> [Challenge]: Copy the data that follows, character for character, minus the pictures.

======== Provided data

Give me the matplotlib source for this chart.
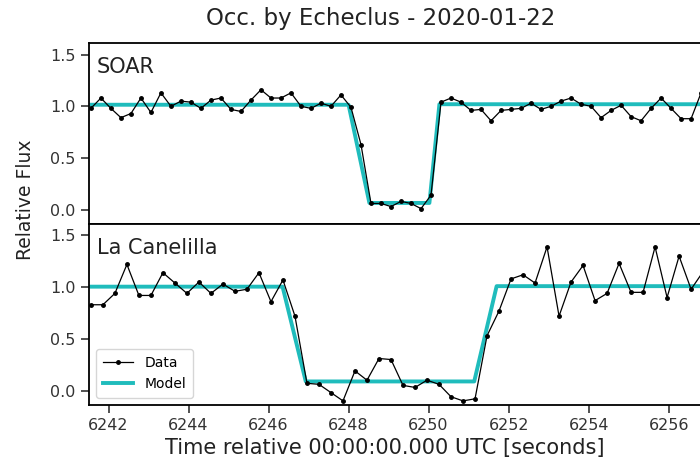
import numpy as np
import matplotlib
matplotlib.use('Agg')
from matplotlib import pyplot as plt

# SOAR light curve, 0.25 s cadence
soar_t0, soar_dt = 6241.56, 0.25
soar_flux = [0.98, 1.08, 0.98, 0.89, 0.93, 1.08, 0.94, 1.13, 1.00, 1.05,
             1.04, 0.98, 1.06, 1.08, 0.97, 0.95, 1.06, 1.16, 1.08, 1.08,
             1.13, 1.00, 0.98, 1.03, 1.00, 1.11, 0.99, 0.63, 0.06, 0.06,
             0.03, 0.08, 0.06, 0.01, 0.14, 1.04, 1.08, 1.04, 0.96, 0.97,
             0.86, 0.96, 0.97, 0.98, 1.03, 0.97, 1.00, 1.05, 1.08, 1.02,
             1.00, 0.89, 0.96, 1.01, 0.90, 0.86, 0.98, 1.08, 0.98, 0.88,
             0.88, 1.13]
soar_model_t = [6241.0, 6248.0, 6248.52, 6250.02, 6250.27, 6258.0]
soar_model_f = [1.015, 1.015, 0.065, 0.065, 1.02, 1.02]

# La Canelilla light curve, 0.30 s cadence
lac_t0, lac_dt = 6241.56, 0.30
lac_flux = [0.83, 0.83, 0.94, 1.22, 0.92, 0.92, 1.14, 1.04, 0.94, 1.05,
            0.94, 1.03, 0.96, 0.98, 1.14, 0.86, 1.07, 0.72, 0.07, 0.06,
            -0.02, -0.10, 0.19, 0.10, 0.31, 0.30, 0.05, 0.03, 0.10, 0.06,
            -0.06, -0.10, -0.08, 0.53, 0.77, 1.08, 1.12, 1.04, 1.39, 0.72,
            1.05, 1.21, 0.87, 0.94, 1.23, 0.95, 0.95, 1.39, 0.90, 1.30,
            0.98, 1.15]
lac_model_t = [6241.0, 6246.35, 6246.93, 6251.14, 6251.70, 6258.0]
lac_model_f = [1.005, 1.005, 0.088, 0.088, 1.01, 1.01]

names = ['SOAR', 'La Canelilla']

soar_t = soar_t0 + soar_dt*np.arange(len(soar_flux))
lac_t = lac_t0 + lac_dt*np.arange(len(lac_flux))

fig, axs = plt.subplots(2, 1, sharex=True, figsize=(7, 4.65), dpi=100)
fig.subplots_adjust(left=0.127, right=1.041, top=0.907, bottom=0.129, hspace=0)

sets = [(soar_t, soar_flux, soar_model_t, soar_model_f),
        (lac_t, lac_flux, lac_model_t, lac_model_f)]
for i in range(2):
    ax = axs[i]
    t, f, mt, mf = sets[i]
    ax.plot(t, f, 'k.-', lw=0.9, ms=5, label='Data', zorder=3)
    ax.plot(mt, mf, color='#1fbcbc', lw=2.8, label='Model', zorder=2)
    ax.set_ylim(-0.14, 1.61)
    ax.set_yticks([0.0, 0.5, 1.0, 1.5])
    ax.text(0.012, 0.925, names[i], transform=ax.transAxes, fontsize=15,
            va='top', ha='left', color='#222222')
    ax.tick_params(labelsize=11.5, length=6, width=1.2, colors='#333333')
    for s in ax.spines.values():
        s.set_linewidth(1.3)

axs[1].set_xlim(6241.51, 6257.5)
axs[1].set_xticks(np.arange(6242, 6257, 2))
axs[1].legend(loc='lower left', fontsize=10, handlelength=2.2, borderpad=0.5)
fig.text(0.549, 0.036, 'Time relative 00:00:00.000 UTC [seconds]', fontsize=15,
         ha='center', va='center', color='#222222')
fig.text(0.036, 0.57, 'Relative Flux', rotation=90, fontsize=13.5, ha='center', va='center', color='#222222')
fig.text(0.544, 0.96, 'Occ. by Echeclus - 2020-01-22', fontsize=16.5, ha='center', va='center', color='#222222')

plt.savefig('out.png', dpi=100)
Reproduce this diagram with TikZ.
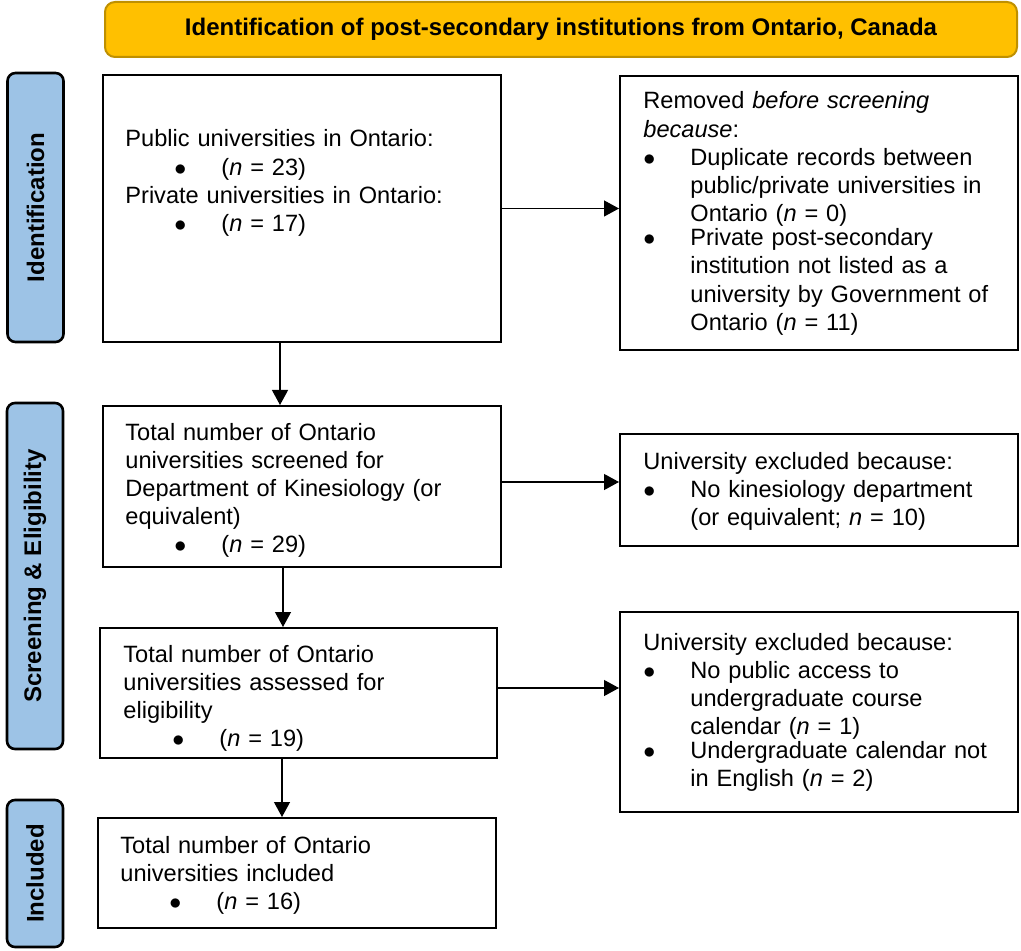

================

> [Solution]:
Give me the matplotlib source for this chart.
import numpy as np
import matplotlib
matplotlib.use('Agg')
from matplotlib import pyplot as plt

# SOAR light curve, 0.25 s cadence
soar_t0, soar_dt = 6241.56, 0.25
soar_flux = [0.98, 1.08, 0.98, 0.89, 0.93, 1.08, 0.94, 1.13, 1.00, 1.05,
             1.04, 0.98, 1.06, 1.08, 0.97, 0.95, 1.06, 1.16, 1.08, 1.08,
             1.13, 1.00, 0.98, 1.03, 1.00, 1.11, 0.99, 0.63, 0.06, 0.06,
             0.03, 0.08, 0.06, 0.01, 0.14, 1.04, 1.08, 1.04, 0.96, 0.97,
             0.86, 0.96, 0.97, 0.98, 1.03, 0.97, 1.00, 1.05, 1.08, 1.02,
             1.00, 0.89, 0.96, 1.01, 0.90, 0.86, 0.98, 1.08, 0.98, 0.88,
             0.88, 1.13]
soar_model_t = [6241.0, 6248.0, 6248.52, 6250.02, 6250.27, 6258.0]
soar_model_f = [1.015, 1.015, 0.065, 0.065, 1.02, 1.02]

# La Canelilla light curve, 0.30 s cadence
lac_t0, lac_dt = 6241.56, 0.30
lac_flux = [0.83, 0.83, 0.94, 1.22, 0.92, 0.92, 1.14, 1.04, 0.94, 1.05,
            0.94, 1.03, 0.96, 0.98, 1.14, 0.86, 1.07, 0.72, 0.07, 0.06,
            -0.02, -0.10, 0.19, 0.10, 0.31, 0.30, 0.05, 0.03, 0.10, 0.06,
            -0.06, -0.10, -0.08, 0.53, 0.77, 1.08, 1.12, 1.04, 1.39, 0.72,
            1.05, 1.21, 0.87, 0.94, 1.23, 0.95, 0.95, 1.39, 0.90, 1.30,
            0.98, 1.15]
lac_model_t = [6241.0, 6246.35, 6246.93, 6251.14, 6251.70, 6258.0]
lac_model_f = [1.005, 1.005, 0.088, 0.088, 1.01, 1.01]

names = ['SOAR', 'La Canelilla']

soar_t = soar_t0 + soar_dt*np.arange(len(soar_flux))
lac_t = lac_t0 + lac_dt*np.arange(len(lac_flux))

fig, axs = plt.subplots(2, 1, sharex=True, figsize=(7, 4.65), dpi=100)
fig.subplots_adjust(left=0.127, right=1.041, top=0.907, bottom=0.129, hspace=0)

sets = [(soar_t, soar_flux, soar_model_t, soar_model_f),
        (lac_t, lac_flux, lac_model_t, lac_model_f)]
for i in range(2):
    ax = axs[i]
    t, f, mt, mf = sets[i]
    ax.plot(t, f, 'k.-', lw=0.9, ms=5, label='Data', zorder=3)
    ax.plot(mt, mf, color='#1fbcbc', lw=2.8, label='Model', zorder=2)
    ax.set_ylim(-0.14, 1.61)
    ax.set_yticks([0.0, 0.5, 1.0, 1.5])
    ax.text(0.012, 0.925, names[i], transform=ax.transAxes, fontsize=15,
            va='top', ha='left', color='#222222')
    ax.tick_params(labelsize=11.5, length=6, width=1.2, colors='#333333')
    for s in ax.spines.values():
        s.set_linewidth(1.3)

axs[1].set_xlim(6241.51, 6257.5)
axs[1].set_xticks(np.arange(6242, 6257, 2))
axs[1].legend(loc='lower left', fontsize=10, handlelength=2.2, borderpad=0.5)
fig.text(0.549, 0.036, 'Time relative 00:00:00.000 UTC [seconds]', fontsize=15,
         ha='center', va='center', color='#222222')
fig.text(0.036, 0.57, 'Relative Flux', rotation=90, fontsize=13.5, ha='center', va='center', color='#222222')
fig.text(0.544, 0.96, 'Occ. by Echeclus - 2020-01-22', fontsize=16.5, ha='center', va='center', color='#222222')

plt.savefig('out.png', dpi=100)
Reproduce this diagram with TikZ.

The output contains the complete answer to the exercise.